Besides a sea-crossing, right now there’s nothing stopping you jumping in your car and driving through any of the 27 other EU countries. That’s because, as members of the EU, Brits are legally allowed to drive from Toledo to Tallinn, Athens to Aarhus, without having to pass a test in the country you happen to be speeding through.
If your driving licence is issued by one EU country then it is recognised by the other EU members and vice versa. This is thanks to EU Directive 2006/126, Article 2 of which says “driving licences issued by Member States shall be mutually recognised”. It really is that simple.
This is also a good demonstration of how the EU works. Each country agrees to a rule like this which benefits their own citizens but must give other EU citizens the same treatment.
And it’s a good example of how being in the EU makes it so easy to live, work and retire across an entire continent. In many non-EU countries you can use a UK driving licence for short stays, but need to apply for an international licence or one from that country for longer stays. There’s none of that hassle in the EU.
As ever with Brexit, a “no deal” scenario would be the worst for our European driving rights. As Article 50 says, all the treaties will cease to apply. This means that all EU law that is recognised in the UK stops in a no deal Brexit. UK driving licences will not be recognised in the EU under this legislation and would be subject to individual Member States’ own rules therefore breaking the harmony of law that we have enjoyed.

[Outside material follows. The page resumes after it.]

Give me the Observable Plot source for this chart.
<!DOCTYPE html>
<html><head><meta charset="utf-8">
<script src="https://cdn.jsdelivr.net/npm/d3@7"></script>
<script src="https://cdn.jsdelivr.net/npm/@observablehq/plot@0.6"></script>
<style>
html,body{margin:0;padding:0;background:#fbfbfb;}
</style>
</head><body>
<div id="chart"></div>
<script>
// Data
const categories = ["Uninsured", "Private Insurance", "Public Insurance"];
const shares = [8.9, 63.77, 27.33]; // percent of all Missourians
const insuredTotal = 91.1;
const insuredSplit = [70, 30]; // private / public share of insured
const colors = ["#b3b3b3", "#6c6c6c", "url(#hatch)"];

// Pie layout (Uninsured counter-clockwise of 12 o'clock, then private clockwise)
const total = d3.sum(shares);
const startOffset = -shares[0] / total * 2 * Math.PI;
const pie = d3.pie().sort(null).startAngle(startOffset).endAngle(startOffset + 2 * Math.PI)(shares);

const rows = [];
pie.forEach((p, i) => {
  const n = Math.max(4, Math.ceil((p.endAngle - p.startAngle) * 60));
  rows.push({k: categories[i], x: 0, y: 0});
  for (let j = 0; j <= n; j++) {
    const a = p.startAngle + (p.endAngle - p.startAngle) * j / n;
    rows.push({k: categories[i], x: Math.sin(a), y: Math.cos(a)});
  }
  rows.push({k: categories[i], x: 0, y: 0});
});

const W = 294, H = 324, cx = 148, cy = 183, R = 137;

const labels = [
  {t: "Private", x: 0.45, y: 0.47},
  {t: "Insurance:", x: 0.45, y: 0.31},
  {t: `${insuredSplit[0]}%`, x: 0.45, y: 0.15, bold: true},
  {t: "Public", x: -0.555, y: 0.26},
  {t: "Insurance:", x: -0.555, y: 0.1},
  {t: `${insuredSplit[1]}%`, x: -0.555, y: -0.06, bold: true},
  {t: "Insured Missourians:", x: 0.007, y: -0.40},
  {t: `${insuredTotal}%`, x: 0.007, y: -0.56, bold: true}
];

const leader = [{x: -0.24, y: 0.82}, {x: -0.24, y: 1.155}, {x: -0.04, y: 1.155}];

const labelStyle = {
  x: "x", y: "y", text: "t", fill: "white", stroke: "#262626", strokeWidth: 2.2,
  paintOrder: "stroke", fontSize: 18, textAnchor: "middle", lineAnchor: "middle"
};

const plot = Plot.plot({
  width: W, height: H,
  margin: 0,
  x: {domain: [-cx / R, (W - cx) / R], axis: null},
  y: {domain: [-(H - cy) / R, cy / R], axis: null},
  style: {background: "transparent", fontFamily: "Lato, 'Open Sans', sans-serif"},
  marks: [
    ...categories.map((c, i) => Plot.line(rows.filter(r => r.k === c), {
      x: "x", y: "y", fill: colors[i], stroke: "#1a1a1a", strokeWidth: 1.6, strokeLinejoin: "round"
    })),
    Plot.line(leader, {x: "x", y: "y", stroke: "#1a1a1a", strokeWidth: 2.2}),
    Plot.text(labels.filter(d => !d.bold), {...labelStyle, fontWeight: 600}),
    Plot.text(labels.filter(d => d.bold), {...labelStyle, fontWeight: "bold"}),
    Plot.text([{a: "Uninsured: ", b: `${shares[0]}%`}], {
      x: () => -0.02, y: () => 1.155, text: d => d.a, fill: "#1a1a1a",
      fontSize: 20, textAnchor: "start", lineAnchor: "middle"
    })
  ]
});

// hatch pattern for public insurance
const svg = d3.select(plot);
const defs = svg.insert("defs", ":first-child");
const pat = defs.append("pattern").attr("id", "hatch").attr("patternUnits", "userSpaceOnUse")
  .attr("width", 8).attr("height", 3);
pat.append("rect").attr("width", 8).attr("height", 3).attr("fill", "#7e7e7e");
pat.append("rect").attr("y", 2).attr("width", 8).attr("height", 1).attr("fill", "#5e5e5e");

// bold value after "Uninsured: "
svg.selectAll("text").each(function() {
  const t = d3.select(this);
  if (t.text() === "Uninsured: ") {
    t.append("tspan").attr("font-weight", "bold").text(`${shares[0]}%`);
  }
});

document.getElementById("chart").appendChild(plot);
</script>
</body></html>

On January 19 the government issued its technical notice detailing that you may need to obtain an International Driving Permit. This is only valid for 12 months and you need to take it with you in addition to your national driving licence.
The government has also advised UK citizens living on the continent that they should consider exchanging their UK driving licence for an EU driving licence as soon as possible. Increased demand may lead to longer processing times and delays to exchanging driving licences the closer it is to 29 March 2019.
People will be able to drive on their EU licences when visiting the UK. If you return to live in the UK, provided you passed your driving test in the UK (or another specified country), you can exchange your EU licence for a UK licence without taking another test.
This is just one extra drawback that will affect UK citizens on top of the countless other benefits we gain thanks to EU law. With the losses of Brexit stacking up, and deadlock in Parliament bringing the “no deal” deadline ever closer, it’s time for MPs to back a People’s Vote – and ask if they want to leave behind all the benefits of the EU after all.